§ **Dataset content**:
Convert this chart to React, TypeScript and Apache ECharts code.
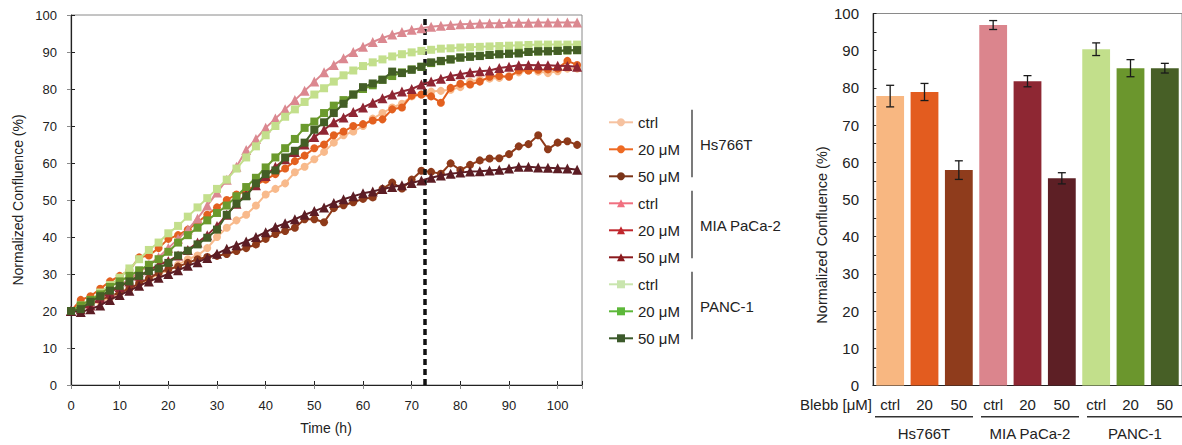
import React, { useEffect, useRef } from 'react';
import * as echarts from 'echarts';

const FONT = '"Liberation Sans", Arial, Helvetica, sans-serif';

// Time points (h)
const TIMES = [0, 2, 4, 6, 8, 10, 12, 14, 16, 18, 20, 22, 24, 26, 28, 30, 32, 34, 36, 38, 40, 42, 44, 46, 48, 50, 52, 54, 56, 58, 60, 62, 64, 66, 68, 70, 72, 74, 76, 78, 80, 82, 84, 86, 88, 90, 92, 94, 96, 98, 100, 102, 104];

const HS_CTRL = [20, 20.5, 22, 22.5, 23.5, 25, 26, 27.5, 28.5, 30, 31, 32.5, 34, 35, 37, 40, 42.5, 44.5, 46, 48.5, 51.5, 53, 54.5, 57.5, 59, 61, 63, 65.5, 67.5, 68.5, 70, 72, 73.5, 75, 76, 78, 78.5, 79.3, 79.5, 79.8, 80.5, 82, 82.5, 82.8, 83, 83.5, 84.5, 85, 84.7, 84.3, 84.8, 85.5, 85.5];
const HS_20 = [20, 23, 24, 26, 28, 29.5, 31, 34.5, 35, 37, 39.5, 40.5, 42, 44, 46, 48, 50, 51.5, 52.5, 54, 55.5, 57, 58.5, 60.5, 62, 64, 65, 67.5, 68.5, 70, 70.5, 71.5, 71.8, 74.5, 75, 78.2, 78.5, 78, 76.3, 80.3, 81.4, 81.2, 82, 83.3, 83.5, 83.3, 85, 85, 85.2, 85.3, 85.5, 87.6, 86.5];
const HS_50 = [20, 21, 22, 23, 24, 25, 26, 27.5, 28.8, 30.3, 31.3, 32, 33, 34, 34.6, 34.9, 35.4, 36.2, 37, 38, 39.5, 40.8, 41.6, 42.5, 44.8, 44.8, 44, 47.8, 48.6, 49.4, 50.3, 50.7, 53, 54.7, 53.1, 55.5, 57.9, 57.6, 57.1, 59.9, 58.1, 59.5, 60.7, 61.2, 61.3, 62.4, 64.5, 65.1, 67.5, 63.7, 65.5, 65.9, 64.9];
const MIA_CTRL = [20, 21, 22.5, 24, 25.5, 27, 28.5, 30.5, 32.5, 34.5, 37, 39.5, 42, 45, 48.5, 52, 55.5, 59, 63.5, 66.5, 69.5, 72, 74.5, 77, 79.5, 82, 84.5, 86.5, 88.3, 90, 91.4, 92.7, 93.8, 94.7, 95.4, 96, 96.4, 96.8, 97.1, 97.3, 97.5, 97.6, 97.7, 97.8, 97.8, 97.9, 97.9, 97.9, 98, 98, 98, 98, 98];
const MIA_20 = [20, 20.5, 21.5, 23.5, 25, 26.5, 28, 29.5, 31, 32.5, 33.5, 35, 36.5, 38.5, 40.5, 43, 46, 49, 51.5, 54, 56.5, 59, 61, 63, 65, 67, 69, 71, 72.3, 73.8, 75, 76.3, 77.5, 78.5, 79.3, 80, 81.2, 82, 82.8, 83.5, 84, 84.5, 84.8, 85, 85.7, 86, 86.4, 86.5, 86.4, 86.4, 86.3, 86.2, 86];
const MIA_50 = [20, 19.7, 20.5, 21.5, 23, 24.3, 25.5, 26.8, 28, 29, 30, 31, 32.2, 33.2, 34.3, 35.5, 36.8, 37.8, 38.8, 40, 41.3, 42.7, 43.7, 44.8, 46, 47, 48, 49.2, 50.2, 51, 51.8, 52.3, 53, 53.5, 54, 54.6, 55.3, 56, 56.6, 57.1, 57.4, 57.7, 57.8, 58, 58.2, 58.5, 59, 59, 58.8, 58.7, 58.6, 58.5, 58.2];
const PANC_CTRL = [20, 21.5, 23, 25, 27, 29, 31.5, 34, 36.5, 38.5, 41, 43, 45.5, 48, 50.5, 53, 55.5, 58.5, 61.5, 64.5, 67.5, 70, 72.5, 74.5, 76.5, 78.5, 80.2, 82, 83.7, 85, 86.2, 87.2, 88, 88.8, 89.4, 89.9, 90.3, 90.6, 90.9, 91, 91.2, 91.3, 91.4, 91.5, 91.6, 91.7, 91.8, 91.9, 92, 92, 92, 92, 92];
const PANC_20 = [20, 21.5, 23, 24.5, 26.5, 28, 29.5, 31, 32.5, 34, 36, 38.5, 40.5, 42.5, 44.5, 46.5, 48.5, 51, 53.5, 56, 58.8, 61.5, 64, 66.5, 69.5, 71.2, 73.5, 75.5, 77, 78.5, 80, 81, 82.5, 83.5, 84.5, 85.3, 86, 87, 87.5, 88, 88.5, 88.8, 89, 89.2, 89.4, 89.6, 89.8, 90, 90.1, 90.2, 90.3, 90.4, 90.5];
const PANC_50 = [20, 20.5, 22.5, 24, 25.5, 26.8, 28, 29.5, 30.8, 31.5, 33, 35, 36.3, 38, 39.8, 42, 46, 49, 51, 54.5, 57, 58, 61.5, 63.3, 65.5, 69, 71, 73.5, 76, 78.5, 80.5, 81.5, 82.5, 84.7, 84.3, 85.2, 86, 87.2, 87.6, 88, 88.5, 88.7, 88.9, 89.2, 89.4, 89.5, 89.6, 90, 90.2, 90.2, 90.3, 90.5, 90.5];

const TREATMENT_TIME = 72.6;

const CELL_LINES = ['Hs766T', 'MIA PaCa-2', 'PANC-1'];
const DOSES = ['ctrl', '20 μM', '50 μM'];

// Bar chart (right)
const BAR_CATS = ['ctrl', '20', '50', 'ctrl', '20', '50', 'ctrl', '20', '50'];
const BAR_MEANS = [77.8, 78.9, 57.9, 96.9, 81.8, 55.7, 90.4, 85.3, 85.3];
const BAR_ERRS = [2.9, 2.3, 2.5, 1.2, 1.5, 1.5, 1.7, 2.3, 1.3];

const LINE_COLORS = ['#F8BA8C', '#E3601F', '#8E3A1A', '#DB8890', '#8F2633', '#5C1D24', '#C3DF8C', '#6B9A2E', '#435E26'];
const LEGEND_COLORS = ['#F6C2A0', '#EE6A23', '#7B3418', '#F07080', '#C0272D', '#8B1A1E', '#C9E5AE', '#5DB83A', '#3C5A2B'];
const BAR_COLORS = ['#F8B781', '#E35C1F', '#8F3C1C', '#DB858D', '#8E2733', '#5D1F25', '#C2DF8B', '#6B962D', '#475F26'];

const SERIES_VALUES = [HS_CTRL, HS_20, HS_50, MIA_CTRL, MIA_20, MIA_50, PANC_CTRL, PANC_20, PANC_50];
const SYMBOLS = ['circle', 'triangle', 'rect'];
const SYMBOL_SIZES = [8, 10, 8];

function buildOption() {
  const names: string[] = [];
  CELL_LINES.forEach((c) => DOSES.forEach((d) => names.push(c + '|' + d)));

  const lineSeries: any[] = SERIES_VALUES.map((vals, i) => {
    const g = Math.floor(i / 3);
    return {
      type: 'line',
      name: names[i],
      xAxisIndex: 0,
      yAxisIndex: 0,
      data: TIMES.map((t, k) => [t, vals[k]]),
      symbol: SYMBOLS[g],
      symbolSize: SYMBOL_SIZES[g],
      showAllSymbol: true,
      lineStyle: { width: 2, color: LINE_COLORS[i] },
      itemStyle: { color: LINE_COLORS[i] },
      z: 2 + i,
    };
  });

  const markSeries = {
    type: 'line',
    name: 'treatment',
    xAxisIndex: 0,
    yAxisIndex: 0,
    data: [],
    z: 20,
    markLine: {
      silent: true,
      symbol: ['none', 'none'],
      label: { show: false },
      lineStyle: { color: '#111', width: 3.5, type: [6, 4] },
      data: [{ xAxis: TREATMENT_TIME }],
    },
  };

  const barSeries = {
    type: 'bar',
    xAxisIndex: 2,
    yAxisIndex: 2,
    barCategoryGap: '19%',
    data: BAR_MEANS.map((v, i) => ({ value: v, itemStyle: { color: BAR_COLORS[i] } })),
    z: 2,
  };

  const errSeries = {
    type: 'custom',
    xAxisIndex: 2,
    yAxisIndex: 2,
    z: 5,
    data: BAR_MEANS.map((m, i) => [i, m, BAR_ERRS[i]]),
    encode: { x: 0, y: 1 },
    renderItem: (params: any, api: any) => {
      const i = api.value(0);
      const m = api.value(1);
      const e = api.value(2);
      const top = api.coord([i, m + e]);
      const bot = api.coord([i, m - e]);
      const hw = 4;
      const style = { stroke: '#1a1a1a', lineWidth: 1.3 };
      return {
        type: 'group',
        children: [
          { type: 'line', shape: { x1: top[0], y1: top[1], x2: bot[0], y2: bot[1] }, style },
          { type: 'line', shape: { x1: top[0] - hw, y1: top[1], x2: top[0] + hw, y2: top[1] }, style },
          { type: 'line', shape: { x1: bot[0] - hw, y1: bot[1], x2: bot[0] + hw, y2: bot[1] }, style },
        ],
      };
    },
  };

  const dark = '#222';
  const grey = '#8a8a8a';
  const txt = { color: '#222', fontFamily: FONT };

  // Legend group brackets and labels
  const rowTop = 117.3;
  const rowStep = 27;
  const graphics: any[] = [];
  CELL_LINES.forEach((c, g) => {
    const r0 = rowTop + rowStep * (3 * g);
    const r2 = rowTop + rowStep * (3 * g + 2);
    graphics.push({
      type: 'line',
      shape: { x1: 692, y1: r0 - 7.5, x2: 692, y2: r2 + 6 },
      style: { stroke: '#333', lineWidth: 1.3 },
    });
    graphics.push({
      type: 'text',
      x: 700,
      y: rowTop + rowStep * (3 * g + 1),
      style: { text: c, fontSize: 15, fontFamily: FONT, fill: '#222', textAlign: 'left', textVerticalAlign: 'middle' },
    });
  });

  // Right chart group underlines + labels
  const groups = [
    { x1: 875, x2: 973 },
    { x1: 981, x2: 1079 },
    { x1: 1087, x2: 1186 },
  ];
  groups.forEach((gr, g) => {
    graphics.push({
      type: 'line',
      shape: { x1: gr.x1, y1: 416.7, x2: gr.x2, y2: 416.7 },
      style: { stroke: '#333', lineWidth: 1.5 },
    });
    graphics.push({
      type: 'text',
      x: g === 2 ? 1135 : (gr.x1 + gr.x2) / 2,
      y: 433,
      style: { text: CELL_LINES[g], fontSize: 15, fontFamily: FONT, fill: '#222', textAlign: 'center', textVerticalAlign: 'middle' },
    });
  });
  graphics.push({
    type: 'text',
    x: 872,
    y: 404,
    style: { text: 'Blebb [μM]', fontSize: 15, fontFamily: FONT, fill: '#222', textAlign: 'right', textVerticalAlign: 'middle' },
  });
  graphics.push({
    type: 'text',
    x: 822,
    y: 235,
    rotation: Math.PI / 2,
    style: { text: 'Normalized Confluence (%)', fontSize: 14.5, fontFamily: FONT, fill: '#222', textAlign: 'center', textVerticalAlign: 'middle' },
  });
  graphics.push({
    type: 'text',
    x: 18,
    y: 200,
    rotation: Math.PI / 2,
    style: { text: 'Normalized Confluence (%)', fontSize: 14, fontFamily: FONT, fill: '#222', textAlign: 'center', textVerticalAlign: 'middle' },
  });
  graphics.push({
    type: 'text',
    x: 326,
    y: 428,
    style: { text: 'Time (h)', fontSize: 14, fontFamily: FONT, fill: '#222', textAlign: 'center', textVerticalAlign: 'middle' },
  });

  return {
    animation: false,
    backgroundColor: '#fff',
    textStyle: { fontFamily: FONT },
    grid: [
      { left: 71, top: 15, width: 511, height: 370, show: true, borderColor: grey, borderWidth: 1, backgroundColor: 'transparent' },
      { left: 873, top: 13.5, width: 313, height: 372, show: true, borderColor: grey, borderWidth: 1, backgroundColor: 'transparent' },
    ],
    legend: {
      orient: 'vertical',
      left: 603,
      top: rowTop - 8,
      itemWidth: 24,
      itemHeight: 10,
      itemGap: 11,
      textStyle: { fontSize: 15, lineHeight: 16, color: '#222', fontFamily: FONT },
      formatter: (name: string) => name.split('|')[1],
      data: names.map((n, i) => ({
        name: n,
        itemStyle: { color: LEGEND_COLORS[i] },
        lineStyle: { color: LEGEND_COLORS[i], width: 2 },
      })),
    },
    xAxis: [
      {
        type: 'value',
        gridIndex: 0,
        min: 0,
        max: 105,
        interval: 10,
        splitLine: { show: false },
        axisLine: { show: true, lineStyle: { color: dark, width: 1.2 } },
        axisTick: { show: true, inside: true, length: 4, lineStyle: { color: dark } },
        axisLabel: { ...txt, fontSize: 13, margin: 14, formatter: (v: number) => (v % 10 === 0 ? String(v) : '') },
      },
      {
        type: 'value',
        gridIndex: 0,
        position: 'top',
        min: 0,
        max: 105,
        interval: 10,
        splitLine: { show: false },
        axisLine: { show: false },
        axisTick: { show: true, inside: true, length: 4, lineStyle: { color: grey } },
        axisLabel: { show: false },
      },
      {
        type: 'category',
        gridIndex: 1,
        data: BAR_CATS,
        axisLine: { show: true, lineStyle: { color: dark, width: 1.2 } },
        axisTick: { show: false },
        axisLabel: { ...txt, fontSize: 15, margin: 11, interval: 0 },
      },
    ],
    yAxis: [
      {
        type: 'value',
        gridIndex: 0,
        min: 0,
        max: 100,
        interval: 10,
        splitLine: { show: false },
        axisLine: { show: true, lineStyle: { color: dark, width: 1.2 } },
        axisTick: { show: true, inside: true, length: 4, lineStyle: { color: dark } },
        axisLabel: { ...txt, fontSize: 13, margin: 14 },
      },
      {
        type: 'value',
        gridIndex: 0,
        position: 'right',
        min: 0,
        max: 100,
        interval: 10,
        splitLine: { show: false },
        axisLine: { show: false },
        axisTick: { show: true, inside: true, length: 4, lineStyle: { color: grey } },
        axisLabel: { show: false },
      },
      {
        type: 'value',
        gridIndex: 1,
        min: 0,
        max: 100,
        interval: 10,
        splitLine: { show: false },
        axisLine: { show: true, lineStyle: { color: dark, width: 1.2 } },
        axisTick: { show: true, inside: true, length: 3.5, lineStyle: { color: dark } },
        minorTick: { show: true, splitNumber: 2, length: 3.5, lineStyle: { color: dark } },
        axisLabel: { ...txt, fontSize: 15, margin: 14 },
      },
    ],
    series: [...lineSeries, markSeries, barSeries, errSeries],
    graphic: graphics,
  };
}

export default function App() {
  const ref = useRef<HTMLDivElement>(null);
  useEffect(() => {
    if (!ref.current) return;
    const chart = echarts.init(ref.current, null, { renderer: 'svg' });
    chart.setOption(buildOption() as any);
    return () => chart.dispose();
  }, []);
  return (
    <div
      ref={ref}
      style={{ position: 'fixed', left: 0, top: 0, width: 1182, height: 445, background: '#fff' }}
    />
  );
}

§ **Task description**: Take the material above from its first line through the line holding "100, 102, 104];" and set it down exactly, without the pictures.

§ **Reply to the task**:
Convert this chart to React, TypeScript and Apache ECharts code.
import React, { useEffect, useRef } from 'react';
import * as echarts from 'echarts';

const FONT = '"Liberation Sans", Arial, Helvetica, sans-serif';

// Time points (h)
const TIMES = [0, 2, 4, 6, 8, 10, 12, 14, 16, 18, 20, 22, 24, 26, 28, 30, 32, 34, 36, 38, 40, 42, 44, 46, 48, 50, 52, 54, 56, 58, 60, 62, 64, 66, 68, 70, 72, 74, 76, 78, 80, 82, 84, 86, 88, 90, 92, 94, 96, 98, 100, 102, 104];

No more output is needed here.